Whooping Chickens

Monday, February 27, 2006

It’s not the age…it’s the square-footage

When exactly is middle-age? Since we (happily) don’t know the time of our own death, theoretically any one of us could be middle aged at any moment. Still, in your heart of hearts, you know when you’ve hit it for yourself.

I had thought my middle age came a couple of years ago, when I stood up and my knee cracked like a shot. But that wasn’t it. Then I thought it might have arrived this past winter, when I developed this annoying tendency to freeze into position in bed, unable to turn over without my hips screaming. But that could be because I think of the gym the way a lapsed Catholic thinks of church – guilt without motivation.

But truly, truly, middle age arrived this morning. My husband was in the shower and I was lazing in bed for a few more minutes before springing into the morning routine. A little lull for reminiscing. And I realized, to my horror, that I was playing over past regrets in my mind.

Nothing terribly middle aged about that, right? We all have regrets. But what brought my life to its screeching middle with terrifying certainty was the nature of my regrets. Was I questioning why I had broken up with a college boyfriend who was trying to reconcile with me? Not really. We were a terrible match. What about the time I forgot my best friend’s birthday and lost her friendship? Well, a little, but as my best friend, surely she knew I have an awful memory.

No, as I lay there replaying the tape, the big regret of my life is…missed real estate opportunities. The time I was living in a sweet one-bedroom on 68th and Madison that went co-op and I thought the insider price -- $150,000 – was highway robbery! I could’ve flipped that thing for at least a million four years later. But I was young. And really, really dumb. And before that? The building owner had offered me rental of the penthouse. The penthouse! And I said no, because it had a higher rent. But it was a two-bedroom! Am I the only idiot who never heard of getting a roommate!!!
My poor children. They are going to get pushed and prodded and probably suckered into one shaggy real estate deal after another all through their lives to make up for my folly. Of course, I can’t feel too bad. My father in law once turned down an apartment in the Dakota for $75,000. I bet the moment he realized his mistake was the moment he turned middle aged, too.
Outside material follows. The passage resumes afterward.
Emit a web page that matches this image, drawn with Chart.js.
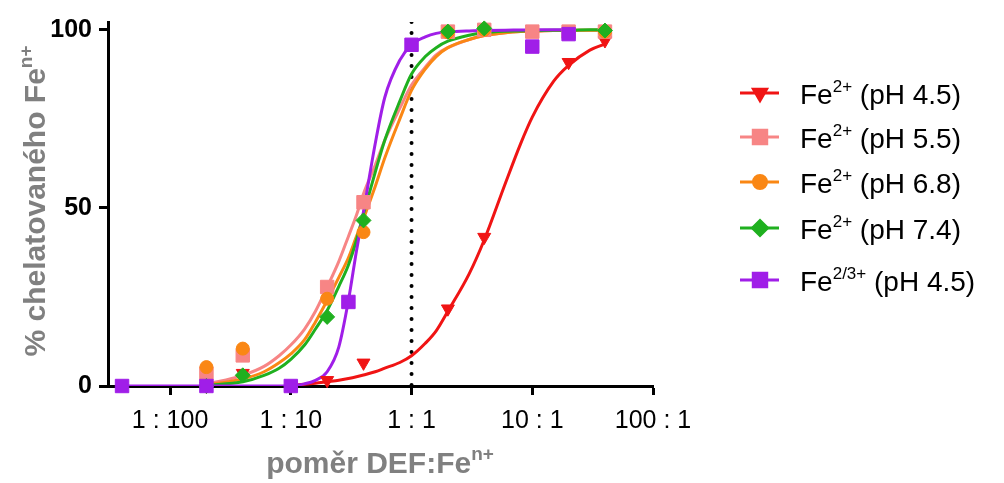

Wednesday, February 15, 2006

Happy Hallmark Day!

What should we be calling Valentine’s Day? National Hallmark Day? National Chocolate Industry Support Day? I couldn’t believe the lines outside Godiva – they had stanchions up to handle the crowd – stanchions! Outside a candy store! (Okay, they were giving away a diamond necklace with the candy, but how many people actually expected to win it? Life isn't that much like a box of chocolates.)
So I skipped it and went to the card store…and oh let me tell you. Picking out a card now is like a science. It's not just a question of where you want to land on the sentimental scale. (Rhymes + Cartoon Husbands VS. Poetry + Gold Lace Edging.)
It’s that the categories of card recipients have metatasized. There are cards To my son…To my mother-in-law…To my Co-worker. My husband noticed when he went to get my card that the entire section marked “To My Husband” was completely empty…but that when he walked around to the side marked “To My Wife” there was a full selection. Which tells you everything about the romantic life of American couples.

But the absolute best was a valentine…(drumroll) From the Cat. From the Cat. You gotta wonder whether you buy that for yourself from your own cat or whether you send it to your pitiful, pitiful friend from her cat. Either way, it’s just too depressing. If you’re even thinking of buying a Valentine’s card to yourself from your cat please take my advice and buy the big Russell Stover Heart shaped assortment of chocolates instead. Say that that’s from the cat. Much better.

Friday, February 03, 2006

Kryptonite

My children have, from time to time, fixed their own breakfasts, run their own baths, packed their own clothes – even done their homework on their own. They have played quietly with others, held doors, said thank you and used the proper utensils.

How do I know this? Other people have told me about it. Teachers, sitters, grandparents, have all reported that my kids are delightful and self-reliant. Me? I wouldn’t know.

When I’m around, my super-children suddenly go to pieces. I swear, you’d think their arms fell off – and how can they pick out their clothes with no arms?!?!?!? They could make breakfast, but gee, I just pour the milk better.

The minute I show up, homework translates itself into a foreign language, bath temperatures fluctuate wildly, clean clothes disappear and shoes won’t tie. (Could I have a nickel please for every time my son has screamed “stupid shoes!!”? I’ll send him to college on it. I promise.)

All desires and powers to be self-reliant drain away in my company.

What could cause the total collapse of meine klinen kinder? There is only one logical explanation.

I'm kryptonite. Just as the slightest exposure to this menacing mineral turns Superman into a helpless blob, so my mere presence is enough to turn my happy, capable children into howling babies. With no arms.

The classic approach (according to DC Comics) would be to encase them in lead. Or, wait, is it me who should be encased in lead? (And if so, can I sleep?)

Sigh. If anyone discovers a cure, kindly send it along.